Taipei mayor Ko Wen-je pledged that police would “protect all guests”, adding that violence had no place in a civilised society like Taiwan’s.
Wong had been set to attend a seminar organised by a local political party over the weekend.
About 200 protesters from a pro-China group in Taiwan gathered at the arrival hall of Taipei’s Taoyuan International Airport at midnight. They chanted slogans deriding Wong, and Hong Kong legislators Nathan Law Kwun-chung and Edward Yiu Chung-yim – who arrived on the same flight at 12.30am – as “independence scum”, saying they were not welcome in Taiwan.
There were about 100 police officers, but a man broke through their lines and almost punched Wong, who was hurried into a vehicle in time.
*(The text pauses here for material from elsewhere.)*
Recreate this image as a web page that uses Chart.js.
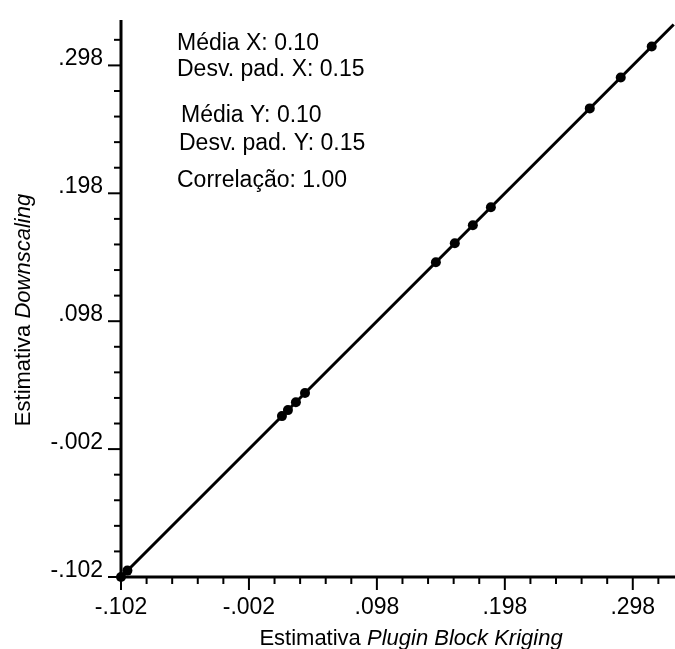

“I wasn’t expecting [pro-China protesters to show up] be it in Hong Kong or Taiwan,” Wong said on Saturday afternoon at the panel discussion, organised by Taiwan’s New Power Party, a rising political force born of the student-led Sunflower Movement in 2014, that put a brake on a trade pact with China.
Wong said it was the first time he had encountered such protests in Taiwan, having visited the self-governing island for exchanges with local political parties last year.
He and the lawmakers were under close police protection after the attack, and would be throughout their stay, a police inspector said.
But Wong said the Taiwanese police did not notify them of any extra security protection outside of attending public events.
Before their departure for Taipei, Wong and Law encountered about 50 pro-China protesters as they checked in at Hong Kong International Airport.
Armed with banners that read “Chinese traitors, running dogs, human scum”, the crowd shouted obscenities at the pair in the departure hall, without any apparent interference.
Outside the seminar venue in Taipei, scores of protesters – many of whom wore masks and sunglasses – voiced their opposition to what they called the collusion of “independence scum from Taiwan and Hong Kong”.
Dozens of police officers guarded the venue, and set up roadblocks nearby.
The use of violence by pro-China groups in Taiwan – some known to be affiliated with local triads – on their political enemies was unheard of even during the Sunflower Movement, said Lin Fei-fan, one of that movement’s leaders.
“But this time they tried to openly assault these lawmakers from Hong Kong who travelled all the way here,” he said.
New Power Party chairman Huang Kuo-chang said the seminar could not have happened in Hong Kong, as he and a few fellow party members had been denied Hong Kong visas in the past.
Wong, Law and Yiu will be joined on Sunday by lawmaker Eddie Chu Hoi-dick, Huang and Lin, as well as members of the country’s legislature for a panel discussion on how pro-democracy parties in Hong Kong and Taiwan can learn from each other.
Yiu and Chu said they had no plan to meet any other political parties during their stay, and that they had not had any contact with the Taiwanese government.